Phantom energy from graded algebras

TL;DR

This paper introduces a gauge-theoretic model of phantom energy using graded Lie algebra SU(2/1), naturally producing negative kinetic energy and coupling dark matter with phantom energy through Grassmann vector fields.

Contribution

It constructs a novel phantom energy model from graded Lie algebra, linking dark energy and dark matter via gauge principles and Grassmann fields.

Findings

Negative kinetic energy emerges from graded Lie algebra

Phantom energy and dark matter are coupled through Grassmann vector fields

The model provides a gauge-based origin for phantom energy and dark matter

Abstract

We construct a model of phantom energy using the graded Lie algebra SU(2/1). The negative kinetic energy of the phantom field emerges naturally from the graded Lie algebra, resulting in an equation of state with w<-1. The model also contains ordinary scalar fields and anti-commuting (Grassmann) vector fields which can be taken as two component dark matter.
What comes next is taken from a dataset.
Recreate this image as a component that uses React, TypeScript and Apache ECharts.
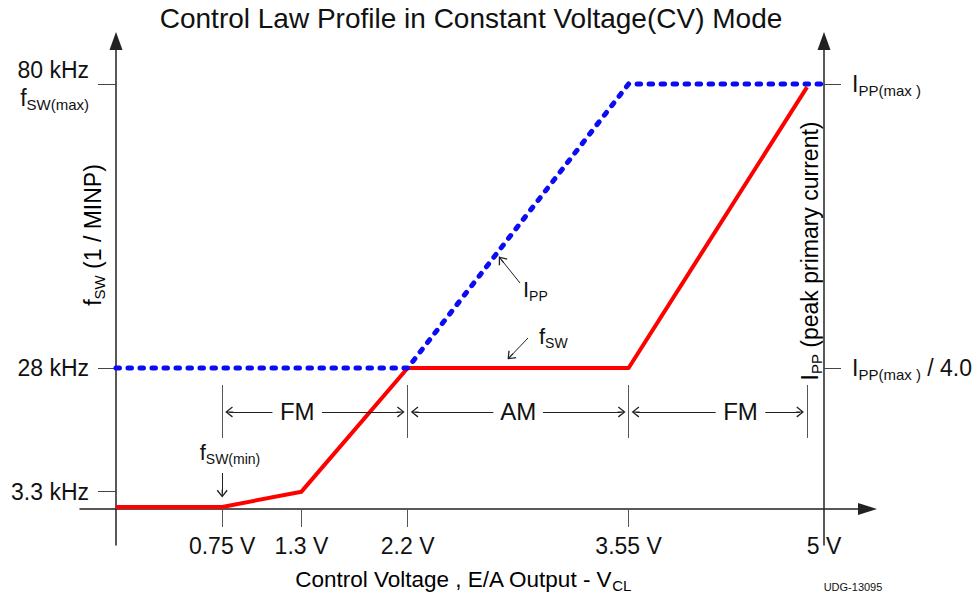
import React, { useEffect, useRef } from 'react';
import * as echarts from 'echarts';

// ---- data (schematic axes: x in volt-like units, y in kHz-like units) ----
const xTickLabels = ['0.75 V', '1.3 V', '2.2 V', '3.55 V', '5 V'];
const xTickPos = [0.75, 1.31, 2.06, 3.62, 5];
const leftTickLabels = ['3.3 kHz', '28 kHz', '80 kHz'];
const leftTickSubs = ['', '', 'SW(max)'];
const leftTickPos = [3.26, 26.54, 80];
const rightTickPos = [26.54, 80];
const rightTickTail = [' / 4.0', ''];

const fswX = [0, 0.75, 1.31, 2.06, 3.62, 4.88];
const fswY = [0.38, 0.38, 3.26, 26.54, 26.54, 79.4];
const ippX = [0, 2.06, 3.62, 5];
const ippY = [26.54, 26.54, 80, 80];

const regionBounds = [0.75, 2.06, 3.62, 4.88];
const regionNames = ['FM', 'AM', 'FM'];
const regionNameX = [1.28, 2.84, 4.41];
const regionArrowY = 18.26;
const regionBarY = [13.37, 23.34];

// annotation arrows: [fromX, fromY, toX, toY]
const noteArrows = [
  [0.75, 6.78, 0.75, 2.92],
  [2.853, 42.54, 2.721, 46.93],
  [2.91, 32.19, 2.785, 28.71],
];
// annotation texts: [x, y], main, subscript, placement
const noteTextPos = [
  [0.805, 10.54],
  [2.874, 41.22],
  [2.987, 32.38],
];
const noteTextMain = ['f', 'I', 'f'];
const noteTextSub = ['SW(min)', 'PP', 'SW'];
const noteTextPlace = ['inside', 'right', 'right'];

const X_MIN = -0.254;
const X_MAX = 5.307;
const Y_MIN = -6.78;
const Y_MAX = 88.09;

const FONT = '"Liberation Sans", Arial, Helvetica, sans-serif';
const INK = '#111111';

const richTick = {
  a: { fontSize: 23, fontFamily: FONT, color: INK, lineHeight: 28 },
  s: { fontSize: 15, fontFamily: FONT, color: INK, lineHeight: 15, verticalAlign: 'bottom' },
};
const richAxisName = {
  a: { fontSize: 22.5, fontFamily: FONT, color: INK, lineHeight: 28 },
  s: { fontSize: 15, fontFamily: FONT, color: INK, lineHeight: 15, verticalAlign: 'bottom' },
};
const richNote = {
  a: { fontSize: 22, fontFamily: FONT, color: INK, lineHeight: 26 },
  s: { fontSize: 14, fontFamily: FONT, color: INK, lineHeight: 14, verticalAlign: 'bottom' },
};

const CHEVRON =
  'path://M5,0 L10,8.5 L9,9.5 L5,2.4 L1,9.5 L0,8.5 Z M4.5,0.6 L5.5,0.6 L5.5,10 L4.5,10 Z';

function nearestIndex(arr: number[], v: number) {
  let best = 0;
  for (let i = 1; i < arr.length; i++) {
    if (Math.abs(arr[i] - v) < Math.abs(arr[best] - v)) best = i;
  }
  return best;
}

export default function App() {
  const ref = useRef<HTMLDivElement>(null);

  useEffect(() => {
    if (!ref.current) return;
    const chart = echarts.init(ref.current, null, { renderer: 'svg' });

    const barStyle = { color: '#555555', width: 1, type: 'solid' };
    const arrowStyle = { color: '#222222', width: 1, type: 'solid' };

    const lineData: any[] = [];
    regionBounds.forEach((b) => {
      lineData.push([
        { coord: [b, regionBarY[0]], symbol: 'none', lineStyle: barStyle },
        { coord: [b, regionBarY[1]], symbol: 'none', lineStyle: barStyle },
      ]);
    });
    const tipGap = 0.05;
    const labelGap = 0.175;
    regionNames.forEach((_, i) => {
      lineData.push([
        { coord: [regionNameX[i] - labelGap, regionArrowY], symbol: 'none' },
        { coord: [regionBounds[i] + tipGap, regionArrowY], symbol: CHEVRON },
      ]);
      lineData.push([
        { coord: [regionNameX[i] + labelGap, regionArrowY], symbol: 'none' },
        { coord: [regionBounds[i + 1] - tipGap, regionArrowY], symbol: CHEVRON },
      ]);
    });
    noteArrows.forEach((a) => {
      lineData.push([
        { coord: [a[0], a[1]], symbol: 'none' },
        { coord: [a[2], a[3]], symbol: CHEVRON },
      ]);
    });

    const pointData: any[] = [];
    regionNames.forEach((n, i) => {
      pointData.push({
        coord: [regionNameX[i], regionArrowY],
        label: {
          show: true,
          position: 'inside',
          formatter: n,
          fontSize: 24,
          fontFamily: FONT,
          color: INK,
        },
      });
    });
    noteTextPos.forEach((p, i) => {
      pointData.push({
        coord: p,
        label: {
          show: true,
          position: noteTextPlace[i],
          distance: 0,
          formatter: `{a|${noteTextMain[i]}}{s|${noteTextSub[i]}}`,
          rich: richNote,
        },
      });
    });

    const option: any = {
      animation: false,
      backgroundColor: '#ffffff',
      grid: {
        left: 80,
        right: 111.5,
        top: 41,
        bottom: 51,
        containLabel: false,
        outerBoundsMode: 'none',
      },
      xAxis: {
        type: 'value',
        min: X_MIN,
        max: X_MAX,
        position: 'bottom',
        offset: -36,
        axisLine: {
          show: true,
          onZero: false,
          symbol: ['none', 'triangle'],
          symbolSize: [12, 19],
          lineStyle: { color: '#222222', width: 1.5 },
        },
        axisTick: {
          show: true,
          customValues: xTickPos.slice(0, 4),
          length: 18,
          lineStyle: { color: '#555555', width: 1 },
        },
        axisLabel: {
          show: true,
          customValues: xTickPos,
          margin: 25,
          fontSize: 23,
          fontFamily: FONT,
          color: INK,
          formatter: (v: number) => xTickLabels[nearestIndex(xTickPos, v)],
        },
        splitLine: { show: false },
      },
      yAxis: [
        {
          type: 'value',
          min: Y_MIN,
          max: Y_MAX,
          position: 'left',
          offset: -36,
          axisLine: {
            show: true,
            onZero: false,
            symbol: ['none', 'triangle'],
            symbolSize: [13, 18],
            lineStyle: { color: '#222222', width: 1.5 },
          },
          axisTick: {
            show: true,
            customValues: leftTickPos,
            length: 18,
            lineStyle: { color: '#444444', width: 1 },
          },
          axisLabel: {
            show: true,
            customValues: leftTickPos,
            margin: 27,
            formatter: (v: number) => {
              const i = nearestIndex(leftTickPos, v);
              const sub = leftTickSubs[i];
              return sub
                ? `{a|${leftTickLabels[i]}}\n{a|f}{s|${sub}}`
                : `{a|${leftTickLabels[i]}}`;
            },
            rich: richTick,
          },
          splitLine: { show: false },
        },
        {
          type: 'value',
          min: Y_MIN,
          max: Y_MAX,
          position: 'right',
          offset: -43.5,
          axisLine: {
            show: true,
            onZero: false,
            symbol: ['none', 'triangle'],
            symbolSize: [13, 18],
            lineStyle: { color: '#222222', width: 1.5 },
          },
          axisTick: {
            show: true,
            customValues: rightTickPos,
            length: 17,
            lineStyle: { color: '#444444', width: 1 },
          },
          axisLabel: {
            show: true,
            customValues: rightTickPos,
            margin: 28,
            formatter: (v: number) => {
              const i = nearestIndex(rightTickPos, v);
              const tail = rightTickTail[i];
              return tail ? `{a|I}{s|PP(max )}{a|${tail}}` : `{a|I}{s|PP(max )}`;
            },
            rich: richTick,
          },
          splitLine: { show: false },
        },
      ],
      series: [
        {
          name: 'fSW',
          type: 'line',
          xAxisIndex: 0,
          yAxisIndex: 0,
          symbol: 'none',
          silent: true,
          data: fswX.map((x, i) => [x, fswY[i]]),
          lineStyle: { color: '#ff0000', width: 4, cap: 'butt', join: 'round' },
          z: 3,
        },
        {
          name: 'IPP',
          type: 'line',
          xAxisIndex: 0,
          yAxisIndex: 0,
          symbol: 'none',
          silent: true,
          data: ippX.map((x, i) => [x, ippY[i]]),
          lineStyle: { color: '#0b0bf5', width: 5, type: [3.5, 8.5], cap: 'round', join: 'round' },
          z: 4,
        },
        {
          name: 'notes',
          type: 'line',
          xAxisIndex: 0,
          yAxisIndex: 0,
          symbol: 'none',
          silent: true,
          data: [],
          z: 2,
          markLine: {
            silent: true,
            animation: false,
            symbol: ['none', CHEVRON],
            symbolSize: [11, 8],
            lineStyle: arrowStyle,
            label: { show: false },
            emphasis: { disabled: true },
            data: lineData,
          },
          markPoint: {
            silent: true,
            animation: false,
            symbol: 'rect',
            symbolSize: 0,
            itemStyle: { color: 'rgba(0,0,0,0)' },
            data: pointData,
          },
        },
      ],
      graphic: [
        {
          type: 'text',
          x: 471,
          y: 18,
          silent: true,
          style: {
            text: 'Control Law Profile in Constant Voltage(CV) Mode',
            fontSize: 28,
            fontFamily: FONT,
            fill: INK,
            align: 'center',
            verticalAlign: 'middle',
            textAlign: 'center',
            textVerticalAlign: 'middle',
          },
        },
        {
          type: 'text',
          x: 93,
          y: 235,
          rotation: Math.PI / 2,
          silent: true,
          style: {
            text: '{a|f}{s|SW}{a| (1 / MINP)}',
            rich: richTick,
            align: 'center',
            verticalAlign: 'middle',
            textAlign: 'center',
            textVerticalAlign: 'middle',
          },
        },
        {
          type: 'text',
          x: 810,
          y: 251,
          rotation: Math.PI / 2,
          silent: true,
          style: {
            text: '{a|I}{s|PP}{a| (peak primary current)}',
            rich: richTick,
            align: 'center',
            verticalAlign: 'middle',
            textAlign: 'center',
            textVerticalAlign: 'middle',
          },
        },
        {
          type: 'text',
          x: 463,
          y: 579,
          silent: true,
          style: {
            text: '{a|Control Voltage , E/A Output - V}{s|CL}',
            rich: richAxisName,
            align: 'center',
            verticalAlign: 'middle',
            textAlign: 'center',
            textVerticalAlign: 'middle',
          },
        },
        {
          type: 'text',
          x: 853,
          y: 587,
          silent: true,
          style: {
            text: 'UDG-13095',
            fontSize: 11,
            fontFamily: FONT,
            fill: INK,
            align: 'center',
            verticalAlign: 'middle',
            textAlign: 'center',
            textVerticalAlign: 'middle',
          },
        },
      ],
    };

    chart.setOption(option);
    return () => {
      chart.dispose();
    };
  }, []);

  return (
    <div
      ref={ref}
      style={{
        position: 'fixed',
        left: 0,
        top: 0,
        width: 979,
        height: 596,
        background: '#ffffff',
      }}
    />
  );
}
A potential term is generated for both the phantom fields and the ordinary scalar fields via a postulated condensate of the Grassmann vector fields. Since the phantom energy and dark matter arise from the same Lagrangian the phantom energy and dark matter of this model are coupled via the Grassman vector fields. In the model presented here phantom energy and dark matter come from a gauge principle rather than being introduced in an ad hoc manner.